Wednesday, October 19, 2011

steadfast

Overexposed, but you get the feel of what I'm describing.
Have you ever been adrift at sea/ocean/lake/relatively large body of water? Without an engine? Without a paddle? Without a compass? Sometimes I imagine myself in this little canoe. Sitting and looking at endless stretches of water. Without any comprehension of direction, or which way land is. Sounds like a pretty dire situation, doesn't it?

Once upon a time, when I went through what was for me an extreme and drastic transition, my mental image of myself was one of being swept down a rushing and raging river. The sheer power of which I was helpless against. Not only helpless, but threatened to be pulled under and completely lost. But I wasn't. Repeatedly, in that image, there was an anchor (like one from a massive cruise ship). I wrapped my body around the shank of the anchor, and the arms held me from being overpowered by the current.
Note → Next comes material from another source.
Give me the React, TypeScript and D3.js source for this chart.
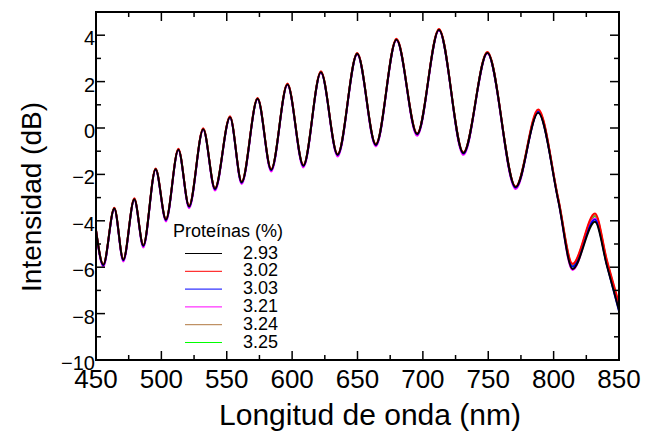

And the water rushed by.

Now that I think about it, anchors are made to sink under water, holding one's choice of flotation vessel from floating away. Probably not the best choice to hold on to it if one has certain needs, such as a constant and plentiful supply of oxygen. But this anchor in my mind's eye did not sink. Rather it was connected to something. In that river that was strong enough to cause even a heavy anchor to be pulled along, this anchor was connected to something stronger than that river.

Back to the first water image. Again I find myself in new territories, stripped of what had become familiar and comfortable. Instead of a violent river, the slow, subtle rock and ebb of water wears away at me. Sometimes, this is more dangerous because it's easy to become unaware of the degradation.
In the midst of this, two things have been resonating reminders, ones that I am thankfully unable to shut off. Steadfast Love and Joy in Suffering.

Gently bubbling water; gentle and
soothing
As I have been working my way through Psalms, "steadfast love" has appeared countless times. I don't know if it's a different translation or I simply never noticed it before or maybe through my need, those words became stark. Steadfast. Not going anywhere. Here to stay. In my raging, rushing river or lulling, numbing ocean, He is Unchanging. Not just unchanging and constant, but LOVE. Not a cold block of stone, but Love. Love that is brimming, living, abundant, lavish and complete. There for the happy and there for the brokenness. Steadfast. Love.


I heard a sermon a couple weeks back on James 1:2-8. Kicker. JOY in SUFFERING. Totally a counter-world concept. First, the world tells us that we should not suffer. Yet. Suffering exists because sin exists. And sin... well sin definitely exists in this world. Second. JOY in the smack-dab-middle of suffering. Now, suffering can look like all kinds of things. For this speaker, his particular example was an infestation of mold. Not exactly floods, disaster or genocide, however it is still suffering. But, no matter what you are suffering through, suffeJOYring.

I suppose what has been rolling through my mind from this is that the focus should not be on me and my suffering, but on Jesus and how the truth of what He has done (giving his perfect life for our sinful one) trumps everyyyything else. And the joy of this knowledge, this truth--it engulfs and overcomes suffering.

I realize these thoughts are still developing, but it's a start. Hopefully it brings to you encouragement as you face your rushing river or erosive lake.